Objective: Up to and including the line with "74.1, 65.6, 52.2, 38.8, 25.4, 18, 15.4, 20.5, 33.9, 51.2]", write out the listing from its first line, minus the pictures.
━━━━━━
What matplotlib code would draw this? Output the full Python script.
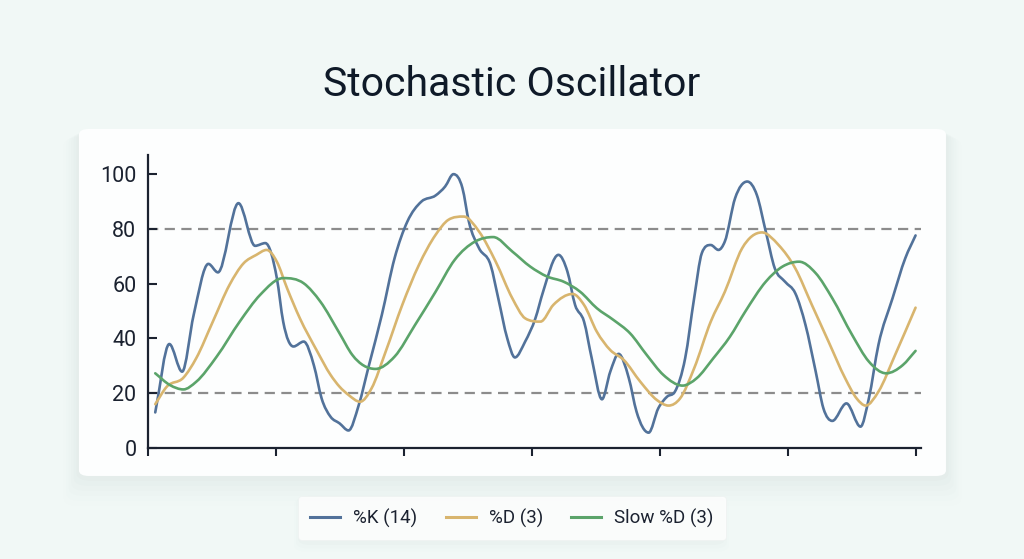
import matplotlib
matplotlib.use("Agg")
import matplotlib.pyplot as plt
from matplotlib.patches import FancyBboxPatch, PathPatch
from matplotlib.path import Path
from matplotlib.lines import Line2D
import numpy as np

plt.rcParams['font.family'] = ['Roboto', 'DejaVu Sans']

# %K (14)
k_x = [0.6, 1.7, 2.7, 3.6, 4.75, 5.5, 7.1, 8.4, 9.2, 10.1, 10.6, 11.4, 12.2, 13.0, 13.6, 14.3,
       15.0, 15.7, 16.5, 17.3, 18.3, 19.3, 20.3, 21.4, 22.5, 23.25, 23.9, 24.6, 25.1, 25.9,
       26.8, 27.4, 28.1, 28.7, 29.5, 30.3, 30.9, 32.1, 32.8, 33.4, 34.1, 34.7, 35.5, 36.15,
       36.8, 37.6, 38.2, 39.15, 39.9, 40.6, 41.2, 42.0, 42.7, 43.3, 44.0, 44.6, 45.1, 45.9,
       46.85, 47.6, 48.3, 49.0, 49.8, 50.6, 51.4, 52.2, 52.8, 53.5, 54.6, 55.7, 56.35, 57.1,
       58.2, 59.2, 60.0]
k_val = [12.9, 37.9, 27.8, 48.5, 67.2, 64.1, 89.4, 73.8, 74.8, 62, 46, 37, 38.8, 30, 18, 11.3,
         8.9, 6.3, 15.6, 30.2, 48.5, 69.3, 82.7, 90, 92.2, 95.5, 100, 94.9, 82.7, 72.9,
         66.8, 54.6, 40, 33, 38.8, 47.3, 57, 70.5, 64.4, 52.2, 46.1, 32.7, 17.7, 27.8,
         34.3, 25.4, 13.2, 5.5, 14.4, 18.7, 20.5, 32.7, 54.6, 71.1, 74.1, 72.3, 75.4, 91.2,
         97.3, 92.4, 79, 65.6, 60.7, 56.5, 44.9, 27.8, 14.4, 9.8, 16.2, 7.7, 18, 37.6,
         54.6, 69.3, 77.6]

# %D (3)
d_x = [0.6, 1.5, 2.8, 3.8, 5.1, 6.4, 7.5, 8.5, 9.3, 10.1, 10.9, 11.9, 13.2, 14.3, 15.0, 15.7,
       16.6, 17.5, 18.6, 19.9, 21.2, 22.5, 23.5, 24.7, 25.9, 27.2, 28.5, 29.5, 30.7, 31.7,
       33.2, 34.1, 35.1, 36.15, 37.2, 38.5, 39.8, 40.7, 41.6, 42.7, 44.0, 45.1, 46.45, 48.0,
       49.3, 50.6, 51.9, 53.2, 54.5, 55.4, 56.1, 57.1, 58.4, 60.0]
d_val = [15.9, 22.3, 25.6, 32.7, 46.1, 59.5, 67.4, 70.5, 72.3, 68, 58.3, 47.3, 35.7, 26.6, 22.3, 19.3,
         16.8, 21.7, 35.1, 52.2, 66.8, 77.8, 83.3, 84.5, 79, 68, 54.6, 47.3, 46.1, 52.2,
         56.2, 52.2, 42.4, 35.7, 32.1, 24.1, 17.4, 15.4, 18, 29, 46.1, 57, 72.9, 78.7,
         74.1, 65.6, 52.2, 38.8, 25.4, 18, 15.4, 20.5, 33.9, 51.2]

# Slow %D (3)
s_x = [0.6, 1.75, 2.8, 3.8, 5.4, 7.2, 8.8, 10.6, 12.2, 13.5, 15.0, 16.0, 17.8, 19.3, 20.9, 22.5,
       24.0, 25.6, 27.0, 28.5, 29.9, 31.2, 32.5, 33.8, 35.1, 36.4, 37.7, 39.0, 40.3, 41.8,
       42.9, 44.2, 45.5, 46.7, 48.3, 49.6, 50.9, 52.2, 53.5, 55.05, 56.35, 57.7, 59.0, 60.0]
s_val = [27.2, 22.9, 21.3, 24.1, 33.3, 46.1, 55.9, 62, 60.1, 53.4, 41.8, 33.9, 28.8, 33.3, 44.9, 57,
         68.7, 75.4, 77, 71.7, 66.2, 62.6, 60.7, 57, 51, 46.7, 41.8, 33.9, 26.6, 22.7,
         25.4, 32.7, 40.6, 49.8, 60.7, 66.2, 68, 63.8, 54.6, 41.2, 31.5, 27.2, 30.2, 35.4]

labels = ['%K (14)', '%D (3)', 'Slow %D (3)']
colors = ['#52729a', '#d8b56e', '#5ba46a']
levels = [20, 80]


def smooth_path(xs, ys):
    # monotone cubic curve through the points, drawn as bezier segments
    xs = np.asarray(xs, float)
    ys = np.asarray(ys, float)
    h = np.diff(xs)
    sl = np.diff(ys) / h
    m = np.zeros_like(ys)
    m[0], m[-1] = sl[0], sl[-1]
    for i in range(1, len(xs) - 1):
        if sl[i - 1] * sl[i] <= 0:
            continue
        m[i] = (sl[i - 1] * h[i] + sl[i] * h[i - 1]) / (h[i - 1] + h[i])
        lim = 3 * min(abs(sl[i - 1]), abs(sl[i]))
        if abs(m[i]) > lim:
            m[i] = np.sign(m[i]) * lim
    verts = [(xs[0], ys[0])]
    codes = [Path.MOVETO]
    for i in range(len(xs) - 1):
        d = h[i] / 3
        verts += [(xs[i] + d, ys[i] + m[i] * d), (xs[i + 1] - d, ys[i + 1] - m[i + 1] * d),
                  (xs[i + 1], ys[i + 1])]
        codes += [Path.CURVE4] * 3
    return Path(verts, codes)


fig = plt.figure(figsize=(10.24, 5.59), dpi=100, facecolor='#f1f8f6')

# card with soft shadow
for i, a in enumerate([0.03, 0.025, 0.02, 0.015, 0.012, 0.008]):
    pad = 0.005 * (i + 1)
    sh = FancyBboxPatch((0.0771 - pad * 0.5, 0.1485 - pad * 1.8), 0.8467 + pad, 0.6208 + pad * 1.3,
                        boxstyle='round,pad=0,rounding_size=0.015', transform=fig.transFigure,
                        facecolor='#93a8a2', edgecolor='none', alpha=a, zorder=0)
    fig.patches.append(sh)
card = FancyBboxPatch((0.0771, 0.1485), 0.8467, 0.6208,
                      boxstyle='round,pad=0,rounding_size=0.01', transform=fig.transFigure,
                      facecolor='#fdfefe', edgecolor='none', zorder=1)
fig.patches.append(card)

ax = fig.add_axes([0.1441, 0.1991, 0.7550, 0.5236])
ax.set_facecolor('none')
ax.set_zorder(2)

for lv in levels:
    ax.axhline(lv, color='#8c8c8c', lw=1.6, linestyle=(0, (4.6, 2.9)), zorder=1)

handles = []
for xs, ys, c, lab in [(k_x, k_val, colors[0], labels[0]),
                       (d_x, d_val, colors[1], labels[1]),
                       (s_x, s_val, colors[2], labels[2])]:
    ax.add_patch(PathPatch(smooth_path(xs, ys), facecolor='none', edgecolor=c, lw=1.9,
                           joinstyle='round', capstyle='round', zorder=3))
    handles.append(Line2D([], [], color=c, lw=2.2, label=lab))

ax.set_xlim(0, 60.4)
ax.set_ylim(0, 107)
ax.set_yticks([0, 20, 40, 60, 80, 100])
ax.set_xticks([0, 10, 20, 30, 40, 50, 60])
ax.set_xticklabels([])
ax.tick_params(axis='y', direction='in', length=6.5, width=1.5, color='#1b2230',
               labelsize=15.5, labelcolor='#1b2230', pad=8)
ax.tick_params(axis='x', direction='out', length=6, width=1.5, color='#1b2230')
for s in ['top', 'right']:
    ax.spines[s].set_visible(False)
for s in ['left', 'bottom']:
    ax.spines[s].set_color('#1b2230')
    ax.spines[s].set_linewidth(1.6)

fig.text(0.5, 0.848, 'Stochastic Oscillator', ha='center', va='center',
         fontsize=29.5, color='#0f1a28')

# legend shadow
for i, a in enumerate([0.03, 0.02, 0.012]):
    pad = 0.004 * (i + 1)
    fig.patches.append(FancyBboxPatch((0.293 - pad * 0.5, 0.031 - pad * 1.5), 0.413 + pad, 0.084 + pad,
                                      boxstyle='round,pad=0,rounding_size=0.012',
                                      transform=fig.transFigure, facecolor='#93a8a2',
                                      edgecolor='none', alpha=a, zorder=0))

leg = fig.legend(handles=handles, loc='center', bbox_to_anchor=(0.5, 0.073), ncol=3, fontsize=13.5,
                 frameon=True, fancybox=True, handlelength=1.6, handletextpad=0.7,
                 columnspacing=1.5, borderpad=0.65, labelcolor='#1b2230')
leg.get_frame().set_facecolor('white')
leg.get_frame().set_edgecolor('#eef2f1')
leg.get_frame().set_linewidth(0.6)

fig.savefig('out.png', dpi=100, facecolor=fig.get_facecolor())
━━━━━━
Problem solution:
What matplotlib code would draw this? Output the full Python script.
import matplotlib
matplotlib.use("Agg")
import matplotlib.pyplot as plt
from matplotlib.patches import FancyBboxPatch, PathPatch
from matplotlib.path import Path
from matplotlib.lines import Line2D
import numpy as np

plt.rcParams['font.family'] = ['Roboto', 'DejaVu Sans']

# %K (14)
k_x = [0.6, 1.7, 2.7, 3.6, 4.75, 5.5, 7.1, 8.4, 9.2, 10.1, 10.6, 11.4, 12.2, 13.0, 13.6, 14.3,
       15.0, 15.7, 16.5, 17.3, 18.3, 19.3, 20.3, 21.4, 22.5, 23.25, 23.9, 24.6, 25.1, 25.9,
       26.8, 27.4, 28.1, 28.7, 29.5, 30.3, 30.9, 32.1, 32.8, 33.4, 34.1, 34.7, 35.5, 36.15,
       36.8, 37.6, 38.2, 39.15, 39.9, 40.6, 41.2, 42.0, 42.7, 43.3, 44.0, 44.6, 45.1, 45.9,
       46.85, 47.6, 48.3, 49.0, 49.8, 50.6, 51.4, 52.2, 52.8, 53.5, 54.6, 55.7, 56.35, 57.1,
       58.2, 59.2, 60.0]
k_val = [12.9, 37.9, 27.8, 48.5, 67.2, 64.1, 89.4, 73.8, 74.8, 62, 46, 37, 38.8, 30, 18, 11.3,
         8.9, 6.3, 15.6, 30.2, 48.5, 69.3, 82.7, 90, 92.2, 95.5, 100, 94.9, 82.7, 72.9,
         66.8, 54.6, 40, 33, 38.8, 47.3, 57, 70.5, 64.4, 52.2, 46.1, 32.7, 17.7, 27.8,
         34.3, 25.4, 13.2, 5.5, 14.4, 18.7, 20.5, 32.7, 54.6, 71.1, 74.1, 72.3, 75.4, 91.2,
         97.3, 92.4, 79, 65.6, 60.7, 56.5, 44.9, 27.8, 14.4, 9.8, 16.2, 7.7, 18, 37.6,
         54.6, 69.3, 77.6]

# %D (3)
d_x = [0.6, 1.5, 2.8, 3.8, 5.1, 6.4, 7.5, 8.5, 9.3, 10.1, 10.9, 11.9, 13.2, 14.3, 15.0, 15.7,
       16.6, 17.5, 18.6, 19.9, 21.2, 22.5, 23.5, 24.7, 25.9, 27.2, 28.5, 29.5, 30.7, 31.7,
       33.2, 34.1, 35.1, 36.15, 37.2, 38.5, 39.8, 40.7, 41.6, 42.7, 44.0, 45.1, 46.45, 48.0,
       49.3, 50.6, 51.9, 53.2, 54.5, 55.4, 56.1, 57.1, 58.4, 60.0]
d_val = [15.9, 22.3, 25.6, 32.7, 46.1, 59.5, 67.4, 70.5, 72.3, 68, 58.3, 47.3, 35.7, 26.6, 22.3, 19.3,
         16.8, 21.7, 35.1, 52.2, 66.8, 77.8, 83.3, 84.5, 79, 68, 54.6, 47.3, 46.1, 52.2,
         56.2, 52.2, 42.4, 35.7, 32.1, 24.1, 17.4, 15.4, 18, 29, 46.1, 57, 72.9, 78.7,
         74.1, 65.6, 52.2, 38.8, 25.4, 18, 15.4, 20.5, 33.9, 51.2]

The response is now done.